Les activités de Vivendi dans l'édition et la distribution seraient, quant à elles, rassemblées au sein d'une nouvelle société, baptisée Louis Hachette Group. Il s'agit, pour l'essentiel, de la participation de 63,5% de Vivendi dans Lagardère, qui comprend Hachette, Europe 1, ainsi que des réseaux de boutiques dans les gares et les aéroports. Cette entité serait cotée sur Euronext Growth, à Paris. Et ce « en cohérence avec le maintien de la cotation de Lagardère sur Euronext Paris ».

Lire aussi : Arnaud Lagardère ou la longue chute d'un héritier du capitalisme français

Avec cette stratégie de scission, Vivendi veut se débarrasser d'« une décote de conglomérat » jugée « très élevée ». Celle-ci entrave, selon son état-major, « ses capacités à réaliser des opérations de croissance externes pour ses filiales ». Plusieurs analystes voient cette scission d'un bon œil. « Cette opération nous semble particulièrement porteuse en termes de valorisation », affirme Jérôme Bodin, analyste chez Oddo BHF. Des procédures d'information et de consultation des représentants du personnel vont désormais débuter. Ceci fait, Vivendi espère soumettre son projet de scission à une assemblée générale des actionnaires courant décembre.

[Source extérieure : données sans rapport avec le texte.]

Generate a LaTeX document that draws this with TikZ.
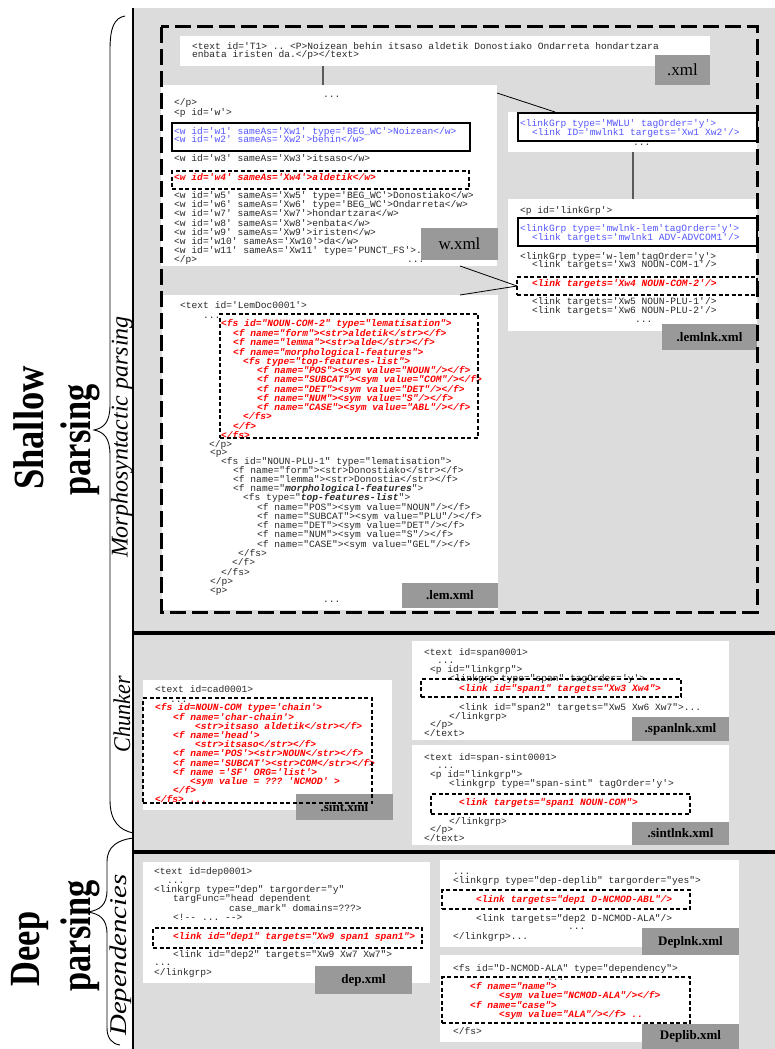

Vivendi restera in fine coté sur Euronext Paris. Il n'aura plus aucun lien capitalistique avec Canal+, Havas et Louis Hachette Group. Vivendi continuera de gérer ses autres filiales et son portefeuille de participations. Le géant des médias possède notamment l'éditeur de jeux vidéo sur mobile Gameloft, près de 10% d'Universal Music Group, et demeure le premier actionnaire de l'opérateur historique Telecom Italia, à hauteur de 23,75%. Les précisions concernant la scission n'ont guère bousculé le cours de Bourse de Vivendi. Celui-ci faisait encore du surplace, en milieu d'après-midi, à 10,90 euros.